__Task__.
Your task is to transcribe all of the data below exactly, omitting the images.

__Raw data__.
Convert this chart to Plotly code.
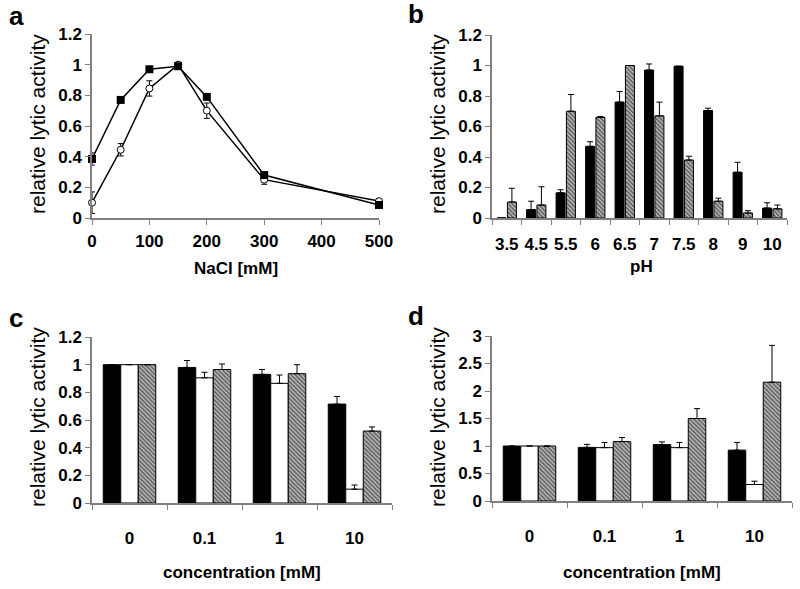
import plotly.graph_objects as go

# ---- Panel a data (NaCl) ----
nacl_x = [0, 50, 100, 150, 200, 300, 500]
nacl_sq = [0.385, 0.77, 0.97, 0.99, 0.79, 0.28, 0.085]
nacl_sq_err = [0.04, 0.01, 0.015, 0.01, 0.01, 0.01, 0.01]
nacl_ci = [0.10, 0.445, 0.845, 1.0, 0.70, 0.25, 0.11]
nacl_ci_err = [0.07, 0.04, 0.05, 0.01, 0.05, 0.03, 0.015]
nacl_ticks = [0, 100, 200, 300, 400, 500]

# ---- Panel b data (pH) ----
ph_cats = ["3.5", "4.5", "5.5", "6", "6.5", "7", "7.5", "8", "9", "10"]
ph_black = [0, 0.055, 0.165, 0.47, 0.76, 0.97, 0.995, 0.705, 0.30, 0.065]
ph_black_err = [0, 0.055, 0.02, 0.03, 0.07, 0.04, 0.0, 0.015, 0.065, 0.035]
ph_hatch = [0.105, 0.085, 0.70, 0.66, 1.0, 0.67, 0.38, 0.11, 0.033, 0.06]
ph_hatch_err = [0.09, 0.12, 0.11, 0.005, 0.0, 0.09, 0.025, 0.02, 0.015, 0.025]

# ---- Panel c data ----
conc_cats = ["0", "0.1", "1", "10"]
c_black = [1.0, 0.98, 0.93, 0.715]
c_black_err = [0, 0.05, 0.035, 0.055]
c_white = [1.0, 0.905, 0.865, 0.10]
c_white_err = [0, 0.04, 0.06, 0.03]
c_hatch = [1.0, 0.965, 0.935, 0.52]
c_hatch_err = [0, 0.04, 0.065, 0.03]

# ---- Panel d data ----
d_black = [1.0, 0.975, 1.025, 0.925]
d_black_err = [0, 0.055, 0.05, 0.14]
d_white = [1.0, 0.97, 0.97, 0.30]
d_white_err = [0, 0.095, 0.095, 0.06]
d_hatch = [1.0, 1.08, 1.50, 2.16]
d_hatch_err = [0, 0.075, 0.18, 0.67]

FONT = "Liberation Sans, Arial, sans-serif"
AXC = "#808080"

fig = go.Figure()

# Panel a
fig.add_trace(go.Scatter(
    x=nacl_x, y=nacl_ci, mode="lines+markers", xaxis="x", yaxis="y",
    line=dict(color="black", width=1.5),
    marker=dict(symbol="circle", size=7, color="white", line=dict(color="black", width=1)),
    error_y=dict(type="data", array=nacl_ci_err, color="black", thickness=1, width=3),
    cliponaxis=False, showlegend=False))
fig.add_trace(go.Scatter(
    x=nacl_x, y=nacl_sq, mode="lines+markers", xaxis="x", yaxis="y",
    line=dict(color="black", width=1.5),
    marker=dict(symbol="square", size=8, color="black"),
    error_y=dict(type="data", array=nacl_sq_err, color="#1a1a60", thickness=1, width=3),
    cliponaxis=False, showlegend=False))

def up_err(e):
    return dict(type="data", symmetric=False, array=e, arrayminus=[0] * len(e),
                color="black", thickness=1, width=3)

hatch = dict(shape="\\", size=3, solidity=0.6, fgcolor="black", bgcolor="#c8c8c8")

# Panel b
fig.add_trace(go.Bar(x=ph_cats, y=ph_black, xaxis="x2", yaxis="y2", width=0.305,
                     marker=dict(color="black", line=dict(color="black", width=1)),
                     error_y=up_err(ph_black_err), showlegend=False))
fig.add_trace(go.Bar(x=ph_cats, y=ph_hatch, xaxis="x2", yaxis="y2", width=0.305,
                     marker=dict(color="white", pattern=hatch, line=dict(color="black", width=1)),
                     error_y=up_err(ph_hatch_err), showlegend=False))

# Panel c
for vals, errs, kind in [(c_black, c_black_err, "b"), (c_white, c_white_err, "w"), (c_hatch, c_hatch_err, "h")]:
    mk = dict(color="black" if kind == "b" else "white", line=dict(color="black", width=1))
    if kind == "h":
        mk["pattern"] = hatch
    fig.add_trace(go.Bar(x=conc_cats, y=vals, xaxis="x3", yaxis="y3", marker=mk,
                         error_y=up_err(errs), showlegend=False))

# Panel d
for vals, errs, kind in [(d_black, d_black_err, "b"), (d_white, d_white_err, "w"), (d_hatch, d_hatch_err, "h")]:
    mk = dict(color="black" if kind == "b" else "white", line=dict(color="black", width=1))
    if kind == "h":
        mk["pattern"] = hatch
    fig.add_trace(go.Bar(x=conc_cats, y=vals, xaxis="x4", yaxis="y4", marker=mk,
                         error_y=up_err(errs), showlegend=False))

tickfont = dict(family=FONT, size=17, color="black", weight="bold")

def W(px0, px1):
    return [px0 / 800, px1 / 800]

def H(py_bottom, py_top):
    return [(589 - py_bottom) / 589, (589 - py_top) / 589]

common = dict(showline=True, linecolor=AXC, linewidth=1.5, ticks="outside", ticklen=5,
              tickcolor=AXC, showgrid=False, zeroline=False, tickfont=tickfont)

fig.update_layout(
    width=800, height=589, margin=dict(l=0, r=0, t=0, b=0, autoexpand=False),
    paper_bgcolor="white", plot_bgcolor="white",
    barmode="group", bargroupgap=0, bargap=0.3,
    xaxis=dict(domain=W(92, 379), range=[0, 500], tickvals=nacl_ticks, anchor="y",
               ticklabelstandoff=2, **common),
    yaxis=dict(domain=H(218, 34), range=[0, 1.2], dtick=0.2, anchor="x", **common),
    xaxis2=dict(domain=W(492, 787), type="category", anchor="y2", tickson="boundaries",
                tickangle=0, ticklabelstandoff=10, **common),
    yaxis2=dict(domain=H(218, 35), range=[0, 1.2], dtick=0.2, anchor="x2", **common),
    xaxis3=dict(domain=W(92, 392), type="category", anchor="y3", tickson="boundaries",
                tickangle=0, ticklabelstandoff=19, **common),
    yaxis3=dict(domain=H(503, 337), range=[0, 1.2], dtick=0.2, anchor="x3", **common),
    xaxis4=dict(domain=W(492, 792), type="category", anchor="y4", tickson="boundaries",
                tickangle=0, ticklabelstandoff=19, **common),
    yaxis4=dict(domain=H(501, 336), range=[0, 3], dtick=0.5, anchor="x4", **common),
)

ann = []
def txt(x, y, s, size, bold, angle=0):
    ann.append(dict(x=x / 800, y=(589 - y) / 589, xref="paper", yref="paper", text=s,
                    showarrow=False, textangle=angle, xanchor="center", yanchor="middle",
                    font=dict(family=FONT, size=size, color="black",
                              weight="bold" if bold else "normal")))

txt(16, 16, "a", 26, True)
txt(416, 14, "b", 26, True)
txt(16, 318, "c", 26, True)
txt(416, 316, "d", 26, True)

txt(37, 124, "relative lytic activity", 21, False, angle=-90)
txt(437, 124, "relative lytic activity", 21, False, angle=-90)
txt(37, 417, "relative lytic activity", 21, False, angle=-90)
txt(437, 417, "relative lytic activity", 21, False, angle=-90)

txt(236, 268, "NaCl [mM]", 17, True)
txt(641, 267, "pH", 17, True)
txt(242, 572, "concentration [mM]", 17, True)
txt(642, 572, "concentration [mM]", 17, True)

fig.update_layout(annotations=ann)

fig.write_html("out.html", config={"displayModeBar": False},
               post_script="document.body.style.margin='0';document.body.style.overflow='hidden';")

__Written solution__.
Convert this chart to Plotly code.
import plotly.graph_objects as go

# ---- Panel a data (NaCl) ----
nacl_x = [0, 50, 100, 150, 200, 300, 500]
nacl_sq = [0.385, 0.77, 0.97, 0.99, 0.79, 0.28, 0.085]
nacl_sq_err = [0.04, 0.01, 0.015, 0.01, 0.01, 0.01, 0.01]
nacl_ci = [0.10, 0.445, 0.845, 1.0, 0.70, 0.25, 0.11]
nacl_ci_err = [0.07, 0.04, 0.05, 0.01, 0.05, 0.03, 0.015]
nacl_ticks = [0, 100, 200, 300, 400, 500]

# ---- Panel b data (pH) ----
ph_cats = ["3.5", "4.5", "5.5", "6", "6.5", "7", "7.5", "8", "9", "10"]
ph_black = [0, 0.055, 0.165, 0.47, 0.76, 0.97, 0.995, 0.705, 0.30, 0.065]
ph_black_err = [0, 0.055, 0.02, 0.03, 0.07, 0.04, 0.0, 0.015, 0.065, 0.035]
ph_hatch = [0.105, 0.085, 0.70, 0.66, 1.0, 0.67, 0.38, 0.11, 0.033, 0.06]
ph_hatch_err = [0.09, 0.12, 0.11, 0.005, 0.0, 0.09, 0.025, 0.02, 0.015, 0.025]

# ---- Panel c data ----
conc_cats = ["0", "0.1", "1", "10"]
c_black = [1.0, 0.98, 0.93, 0.715]
c_black_err = [0, 0.05, 0.035, 0.055]
c_white = [1.0, 0.905, 0.865, 0.10]
c_white_err = [0, 0.04, 0.06, 0.03]
c_hatch = [1.0, 0.965, 0.935, 0.52]
c_hatch_err = [0, 0.04, 0.065, 0.03]

# ---- Panel d data ----
d_black = [1.0, 0.975, 1.025, 0.925]
d_black_err = [0, 0.055, 0.05, 0.14]
d_white = [1.0, 0.97, 0.97, 0.30]
d_white_err = [0, 0.095, 0.095, 0.06]
d_hatch = [1.0, 1.08, 1.50, 2.16]
d_hatch_err = [0, 0.075, 0.18, 0.67]

FONT = "Liberation Sans, Arial, sans-serif"
AXC = "#808080"

fig = go.Figure()

# Panel a
fig.add_trace(go.Scatter(
    x=nacl_x, y=nacl_ci, mode="lines+markers", xaxis="x", yaxis="y",
    line=dict(color="black", width=1.5),
    marker=dict(symbol="circle", size=7, color="white", line=dict(color="black", width=1)),
    error_y=dict(type="data", array=nacl_ci_err, color="black", thickness=1, width=3),
    cliponaxis=False, showlegend=False))
fig.add_trace(go.Scatter(
    x=nacl_x, y=nacl_sq, mode="lines+markers", xaxis="x", yaxis="y",
    line=dict(color="black", width=1.5),
    marker=dict(symbol="square", size=8, color="black"),
    error_y=dict(type="data", array=nacl_sq_err, color="#1a1a60", thickness=1, width=3),
    cliponaxis=False, showlegend=False))

def up_err(e):
    return dict(type="data", symmetric=False, array=e, arrayminus=[0] * len(e),
                color="black", thickness=1, width=3)

hatch = dict(shape="\\", size=3, solidity=0.6, fgcolor="black", bgcolor="#c8c8c8")

# Panel b
fig.add_trace(go.Bar(x=ph_cats, y=ph_black, xaxis="x2", yaxis="y2", width=0.305,
                     marker=dict(color="black", line=dict(color="black", width=1)),
                     error_y=up_err(ph_black_err), showlegend=False))
fig.add_trace(go.Bar(x=ph_cats, y=ph_hatch, xaxis="x2", yaxis="y2", width=0.305,
                     marker=dict(color="white", pattern=hatch, line=dict(color="black", width=1)),
                     error_y=up_err(ph_hatch_err), showlegend=False))

# Panel c
for vals, errs, kind in [(c_black, c_black_err, "b"), (c_white, c_white_err, "w"), (c_hatch, c_hatch_err, "h")]:
    mk = dict(color="black" if kind == "b" else "white", line=dict(color="black", width=1))
    if kind == "h":
        mk["pattern"] = hatch
    fig.add_trace(go.Bar(x=conc_cats, y=vals, xaxis="x3", yaxis="y3", marker=mk,
                         error_y=up_err(errs), showlegend=False))

# Panel d
for vals, errs, kind in [(d_black, d_black_err, "b"), (d_white, d_white_err, "w"), (d_hatch, d_hatch_err, "h")]:
    mk = dict(color="black" if kind == "b" else "white", line=dict(color="black", width=1))
    if kind == "h":
        mk["pattern"] = hatch
    fig.add_trace(go.Bar(x=conc_cats, y=vals, xaxis="x4", yaxis="y4", marker=mk,
                         error_y=up_err(errs), showlegend=False))

tickfont = dict(family=FONT, size=17, color="black", weight="bold")

def W(px0, px1):
    return [px0 / 800, px1 / 800]

def H(py_bottom, py_top):
    return [(589 - py_bottom) / 589, (589 - py_top) / 589]

common = dict(showline=True, linecolor=AXC, linewidth=1.5, ticks="outside", ticklen=5,
              tickcolor=AXC, showgrid=False, zeroline=False, tickfont=tickfont)

fig.update_layout(
    width=800, height=589, margin=dict(l=0, r=0, t=0, b=0, autoexpand=False),
    paper_bgcolor="white", plot_bgcolor="white",
    barmode="group", bargroupgap=0, bargap=0.3,
    xaxis=dict(domain=W(92, 379), range=[0, 500], tickvals=nacl_ticks, anchor="y",
               ticklabelstandoff=2, **common),
    yaxis=dict(domain=H(218, 34), range=[0, 1.2], dtick=0.2, anchor="x", **common),
    xaxis2=dict(domain=W(492, 787), type="category", anchor="y2", tickson="boundaries",
                tickangle=0, ticklabelstandoff=10, **common),
    yaxis2=dict(domain=H(218, 35), range=[0, 1.2], dtick=0.2, anchor="x2", **common),
    xaxis3=dict(domain=W(92, 392), type="category", anchor="y3", tickson="boundaries",
                tickangle=0, ticklabelstandoff=19, **common),
    yaxis3=dict(domain=H(503, 337), range=[0, 1.2], dtick=0.2, anchor="x3", **common),
    xaxis4=dict(domain=W(492, 792), type="category", anchor="y4", tickson="boundaries",
                tickangle=0, ticklabelstandoff=19, **common),
    yaxis4=dict(domain=H(501, 336), range=[0, 3], dtick=0.5, anchor="x4", **common),
)

ann = []
def txt(x, y, s, size, bold, angle=0):
    ann.append(dict(x=x / 800, y=(589 - y) / 589, xref="paper", yref="paper", text=s,
                    showarrow=False, textangle=angle, xanchor="center", yanchor="middle",
                    font=dict(family=FONT, size=size, color="black",
                              weight="bold" if bold else "normal")))

txt(16, 16, "a", 26, True)
txt(416, 14, "b", 26, True)
txt(16, 318, "c", 26, True)
txt(416, 316, "d", 26, True)

txt(37, 124, "relative lytic activity", 21, False, angle=-90)
txt(437, 124, "relative lytic activity", 21, False, angle=-90)
txt(37, 417, "relative lytic activity", 21, False, angle=-90)
txt(437, 417, "relative lytic activity", 21, False, angle=-90)

txt(236, 268, "NaCl [mM]", 17, True)
txt(641, 267, "pH", 17, True)
txt(242, 572, "concentration [mM]", 17, True)
txt(642, 572, "concentration [mM]", 17, True)

fig.update_layout(annotations=ann)

fig.write_html("out.html", config={"displayModeBar": False},
               post_script="document.body.style.margin='0';document.body.style.overflow='hidden';")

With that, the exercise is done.